Solved Can FreeBSD 11.1 amd64 mount an OpenBSD 6.2 drive?

As far as I know both use UFS but OpenBSD's UFS is slightly different and not compatible.
 
It doesn't say anywhere that it will work. As SirDice said, the two UFS code branches have become incompatible. But a quick google search doesn't find any reports that it won't work either. My advice: Try it, but mount the OpenBSD disk read-only: in case something goes wrong, you at least won't destroy the file system. And report back whether you succeeded, to add to the total knowledge of the universe.
 
Looks as if they both support ext4 as read only. So if you're multibooting, you could, in theory, have a small Linux install to use for sharing files.
(Both Free and OpenBSD are quite easy to boot from Linux grub2. FreeBSD requires a primary partition if you're using legacy MBR, OpenBSD can go on a logical partition.)
 
turns out drive was formatted freebsd ufs, Im all good

have 3 usb drive 5 4 4 t.....and almost fillign them w movies n books! madness!
part of me wants to make them all 3 zfs
but other part says leave all 3 as ufs and have some redundancy
heh
swooonk!
 
I believe that since both support UFS2, the difference is between the BSD label.I haven't been much inside OpenBSD (just tried it a couple of time),but If I remember correctly the BSD label used is 4.4BSD (like in NetBSD) while FreeBSD uses freebsd BSD label abd DragonflyBSD uses BSD64 instead.
 
I believe that since both support UFS2
Yeah, the problem is that they both have the same origin, hence the same name, but have diverted quite far from each other since then.
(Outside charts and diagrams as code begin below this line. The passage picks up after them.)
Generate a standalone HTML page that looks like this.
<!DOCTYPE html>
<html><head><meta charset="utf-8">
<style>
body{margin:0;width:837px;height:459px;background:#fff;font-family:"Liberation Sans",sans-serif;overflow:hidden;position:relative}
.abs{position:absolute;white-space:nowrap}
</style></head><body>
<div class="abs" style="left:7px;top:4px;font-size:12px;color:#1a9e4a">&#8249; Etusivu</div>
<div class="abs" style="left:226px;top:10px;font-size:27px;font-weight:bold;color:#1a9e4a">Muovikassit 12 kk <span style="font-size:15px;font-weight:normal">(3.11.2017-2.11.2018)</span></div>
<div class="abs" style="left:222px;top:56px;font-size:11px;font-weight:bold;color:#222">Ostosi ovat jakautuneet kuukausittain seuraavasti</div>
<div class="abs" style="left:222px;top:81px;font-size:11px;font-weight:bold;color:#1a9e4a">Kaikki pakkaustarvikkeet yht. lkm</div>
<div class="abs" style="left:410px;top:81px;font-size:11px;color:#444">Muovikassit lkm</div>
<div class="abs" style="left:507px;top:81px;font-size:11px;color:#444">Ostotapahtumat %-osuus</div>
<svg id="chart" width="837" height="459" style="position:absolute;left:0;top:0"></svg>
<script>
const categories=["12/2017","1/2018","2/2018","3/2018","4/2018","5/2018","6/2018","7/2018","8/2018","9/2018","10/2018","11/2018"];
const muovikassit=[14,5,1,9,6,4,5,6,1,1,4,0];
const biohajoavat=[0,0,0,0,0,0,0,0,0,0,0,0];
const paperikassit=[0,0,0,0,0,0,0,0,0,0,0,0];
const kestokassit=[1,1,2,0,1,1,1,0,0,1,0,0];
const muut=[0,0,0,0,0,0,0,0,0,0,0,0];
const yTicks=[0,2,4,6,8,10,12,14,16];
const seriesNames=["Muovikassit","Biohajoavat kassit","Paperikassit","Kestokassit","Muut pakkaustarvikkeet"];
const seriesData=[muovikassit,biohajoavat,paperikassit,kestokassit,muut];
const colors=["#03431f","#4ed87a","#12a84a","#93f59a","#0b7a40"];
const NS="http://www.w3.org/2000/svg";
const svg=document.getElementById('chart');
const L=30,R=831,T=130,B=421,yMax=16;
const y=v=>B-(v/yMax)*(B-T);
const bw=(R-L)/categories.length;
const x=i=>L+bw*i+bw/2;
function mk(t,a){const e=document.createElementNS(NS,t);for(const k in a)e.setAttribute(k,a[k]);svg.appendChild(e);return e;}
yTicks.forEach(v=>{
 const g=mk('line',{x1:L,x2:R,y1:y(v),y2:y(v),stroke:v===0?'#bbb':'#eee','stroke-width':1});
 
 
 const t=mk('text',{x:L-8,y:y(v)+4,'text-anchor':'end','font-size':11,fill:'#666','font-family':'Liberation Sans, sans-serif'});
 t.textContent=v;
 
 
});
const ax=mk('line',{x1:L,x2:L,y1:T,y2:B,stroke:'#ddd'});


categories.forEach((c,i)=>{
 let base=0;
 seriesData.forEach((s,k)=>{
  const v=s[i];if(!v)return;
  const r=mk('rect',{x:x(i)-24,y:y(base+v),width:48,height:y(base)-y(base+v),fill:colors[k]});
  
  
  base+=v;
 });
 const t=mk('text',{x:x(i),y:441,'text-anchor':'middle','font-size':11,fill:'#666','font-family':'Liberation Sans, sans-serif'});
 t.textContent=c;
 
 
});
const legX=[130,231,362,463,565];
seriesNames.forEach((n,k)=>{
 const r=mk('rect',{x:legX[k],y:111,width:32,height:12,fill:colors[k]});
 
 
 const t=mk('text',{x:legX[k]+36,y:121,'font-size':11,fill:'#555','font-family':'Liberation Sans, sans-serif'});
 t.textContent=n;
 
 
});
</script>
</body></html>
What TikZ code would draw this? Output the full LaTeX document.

Making them incompatible with each other.

Similar to FreeBSD's and Solaris' UFS. Both have the same origin but have gone into separate directions. So now they're completely different but, unfortunately, still named the same. Quite confusing.

If you need a filesystem that can be read by most (if not all) operation systems, good old MS-DOS FAT is the only way. It stinks but that's the way it is.